Breakout Rooms had major potential in the education market. Zoom had already made significant inroads into academia and was being used by some of the largest universities in the country. The ability for lecturers to break large groups into smaller individual groups lent itself very well to synchronous coursework. But it also had considerable potential for companies working on large projects involving multiple teams. This is a great example of how designing and solving for one audience can create opportunities for other use cases.
In July 2016, Zoom introduced virtual backgrounds to the core product. Now, Zoom meeting hosts could present in front of a green screen using a video-production technique known as chroma key to create the illusion of hosting a meeting from another location. Virtual backgrounds were far from an urgently needed feature. But it did show that Zoom wasn’t averse to developing and introducing fun new features that weren’t essential.
Throughout 2016, Zoom continued to gain ground. Many of the largest and fastest-growing companies in Silicon Valley were already relying on Zoom for everyday meetings and webinars. The company was reluctant to disclose specific figures but reported revenue growth of 300% in 2016.
However, while the tech sector had been a valuable growth vector for Zoom early on, the company couldn’t afford to neglect other markets and verticals. The company needed to get the product in front of entirely new audiences.
That’s when Yuan had an idea.
It’s hardly a secret that Yuan is one of the biggest NBA fans in Silicon Valley. Yuan’s love of professional basketball began shortly after he arrived in the United States, back in 1997, when he first started following California’s Golden State Warriors.

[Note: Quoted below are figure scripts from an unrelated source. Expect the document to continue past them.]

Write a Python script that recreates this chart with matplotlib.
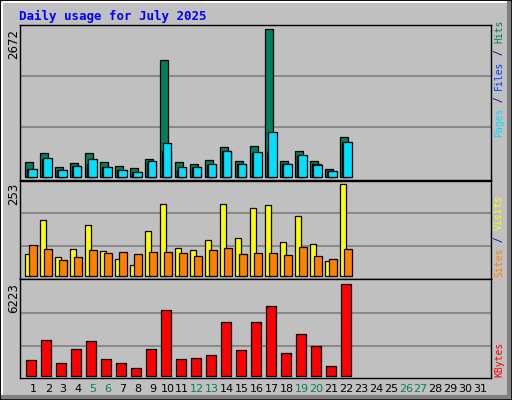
import matplotlib
matplotlib.use("Agg")
import matplotlib.pyplot as plt
from matplotlib.patches import Rectangle
from matplotlib.lines import Line2D

W, H = 512, 400
DIAS = list(range(1, 32))
DIAS_DADOS = list(range(1, 23))
FIM_DE_SEMANA = [5, 6, 12, 13, 19, 20, 26, 27]

HITS = [260, 423, 169, 242, 423, 260, 187, 151, 314, 2110, 260, 224, 296, 532,
        278, 550, 2672, 278, 459, 278, 133, 713]
FILES = [133, 332, 115, 187, 314, 169, 115, 79, 278, 605, 169, 169, 224, 459,
         224, 441, 804, 224, 387, 206, 97, 623]
PAGES = [133, 314, 115, 187, 224, 169, 115, 79, 242, 459, 115, 169, 206, 459,
         224, 423, 441, 224, 369, 224, 97, 623]
VISITS = [60, 154, 52, 74, 140, 69, 47, 30, 124, 198, 77, 72, 99, 198,
          105, 187, 195, 94, 165, 88, 41, 253]
SITES = [85, 74, 44, 52, 72, 63, 66, 60, 66, 66, 63, 55, 72, 77,
         60, 63, 63, 58, 80, 55, 47, 74]
KBYTES = [1045, 2407, 840, 1794, 2339, 1113, 840, 500, 1794, 4451, 1113, 1181,
          1385, 3634, 1726, 3634, 4724, 1522, 2816, 1998, 636, 6223]

FUNDO = "#c0c0c0"
VERDE = "#00805c"
AZUL = "#0040ff"
CIANO = "#00e0ff"
AMARELO = "#ffff00"
LARANJA = "#ff8000"
VERMELHO = "#ff0000"

fig = plt.figure(figsize=(W / 100, H / 100), dpi=100, facecolor=FUNDO)


def fx(px):
    return px / W


def fy(py):
    return 1 - py / H


# moldura externa com relevo
fig.add_artist(Rectangle((0, 0), 1, 1, transform=fig.transFigure, fill=False,
                         edgecolor="black", linewidth=2))
fig.add_artist(Line2D([fx(2), fx(2), fx(509)], [fy(397), fy(2), fy(2)],
                      transform=fig.transFigure, color="white", linewidth=1.5))
fig.add_artist(Line2D([fx(3), fx(509), fx(509)], [fy(397), fy(397), fy(3)],
                      transform=fig.transFigure, color="#808080", linewidth=3))

fig.text(fx(19), fy(16), "Daily usage for July 2025", color="#0000ff",
         family="DejaVu Sans Mono", weight="bold", fontsize=9, va="center")

X0, X1 = 20, 491
XLIM = (0.25, 0.25 + (X1 - X0) / 15)


def novo_eixo(topo, base, linha_base, ymax, ymax_px, grades_px):
    """Eixo em pixels: ymax fica ymax_px acima da linha de base."""
    ax = fig.add_axes([fx(X0), fy(base), fx(X1 - X0), (base - topo) / H])
    ax.set_facecolor(FUNDO)
    ax.set_xlim(*XLIM)
    s = ymax / ymax_px
    ax.set_ylim(-(base - linha_base) * s, (linha_base - topo) * s)
    ax.set_xticks([])
    ax.set_yticks([])
    for lado in ax.spines.values():
        lado.set_color("black")
        lado.set_linewidth(1)
    for g in grades_px:
        ax.axhline((linha_base - g) * s, color="#808080", linewidth=1.2, zorder=0)
    return ax


def texto_vertical(xpx, ybase, partes, tam=7):
    passo = 0.602 * tam * 100 / 72
    y = ybase
    for txt, cor in partes:
        fig.text(fx(xpx), fy(y), txt, rotation=90, color=cor, fontsize=tam,
                 family="DejaVu Sans Mono", ha="center", va="bottom")
        y -= passo * len(txt)


kw = dict(edgecolor="black", linewidth=0.9, align="edge")

# painel 1: hits / files / pages
ax1 = novo_eixo(25, 180, 176.7, 2672, 147.4, [76, 127])
ax1.bar([d - 0.4 for d in DIAS_DADOS], HITS, width=0.5, color=VERDE, **kw)
ax1.bar([d - 0.3 for d in DIAS_DADOS], PAGES, width=0.6, color=AZUL, **kw)
ax1.bar([d - 0.23 for d in DIAS_DADOS], FILES, width=0.58, color=CIANO, **kw)
fig.text(fx(14), fy(29), "2672", rotation=90, ha="center", va="top", fontsize=8.5)
texto_vertical(499, 137, [("Pages", CIANO), (" / ", "#0000a0"), ("Files", AZUL),
                          (" / ", "#0000a0"), ("Hits", VERDE)])

# painel 2: visits / sites
ax2 = novo_eixo(180.5, 279, 276.3, 253, 92, [213.3, 246.3])
ax2.bar([d - 0.4 for d in DIAS_DADOS], VISITS, width=0.35, color=AMARELO, **kw)
ax2.bar([d - 0.17 for d in DIAS_DADOS], SITES, width=0.53, color=LARANJA, **kw)
fig.text(fx(14), fy(183), "253", rotation=90, ha="center", va="top", fontsize=8.5)
texto_vertical(499, 277, [("Sites", LARANJA), (" / ", "#0000a0"), ("Visits", AMARELO)])

# painel 3: kbytes
ax3 = novo_eixo(279, 378, 375.7, 6223, 91.3, [313, 346.3])
ax3.bar([d - 0.37 for d in DIAS_DADOS], KBYTES, width=0.7, color=VERMELHO, **kw)
fig.text(fx(14), fy(283), "6223", rotation=90, ha="center", va="top", fontsize=8.5)
texto_vertical(499, 377, [("KBytes", VERMELHO)])

# rótulos dos dias
for d in DIAS:
    cor = VERDE if d in FIM_DE_SEMANA else "black"
    xpx = 33.3 + (d - 1) * 14.9
    fig.text(fx(xpx), fy(389), str(d), color=cor, fontsize=8,
             ha="center", va="center")

fig.savefig("out.png", dpi=100, facecolor=FUNDO)
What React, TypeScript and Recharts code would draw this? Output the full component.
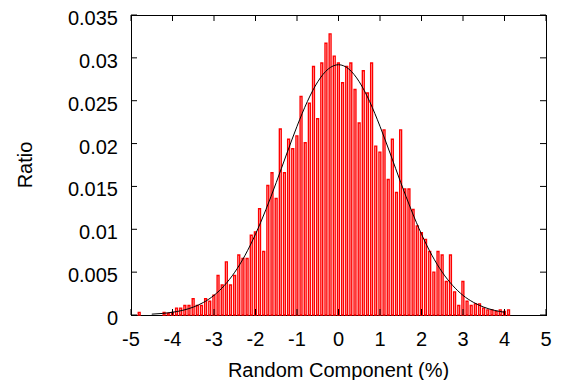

In 2016, Zoom entered into a three-year partnership with the Warriors. Zoom gave the Warriors software to communicate with fans. In exchange, Zoom’s logo would feature prominently during Warriors games at Oakland’s Oracle Arena.
The partnership with the Warriors was one of the first major marketing campaigns the company had ever launched. Sporting-event sponsorships tend to be more effective for branding awareness, but Yuan later claimed this exclusive branding exposure actually helps accelerate sales cycles for the company.
Thanks to strong customer and revenue growth, Zoom ended 2016 in a very enviable position. The company had achieved profitability in Q3 2016. Overall revenue was up 300%, the fourth consecutive year of triple-digit growth for the company. More than 6 billion annualized meeting minutes had been hosted using Zoom. The company was flush with investor cash.
In the coming years, Zoom would prepare for an aggressive push into the enterprise––and one of the biggest IPOs in Silicon Valley history.
2017-Present: Becoming “The Office of the Future
In just six years, Zoom had grown from a scrappy upstart to one of the most widely used web-conferencing products in the world. More than 65,000 companies worldwide were relying on Zoom for meetings, telepresence, and webinars. Over 40 million people had used Zoom to attend or host a meeting. The company had gained more than 2,500 academic customers since 2015, including 90% of the top universities in the United States.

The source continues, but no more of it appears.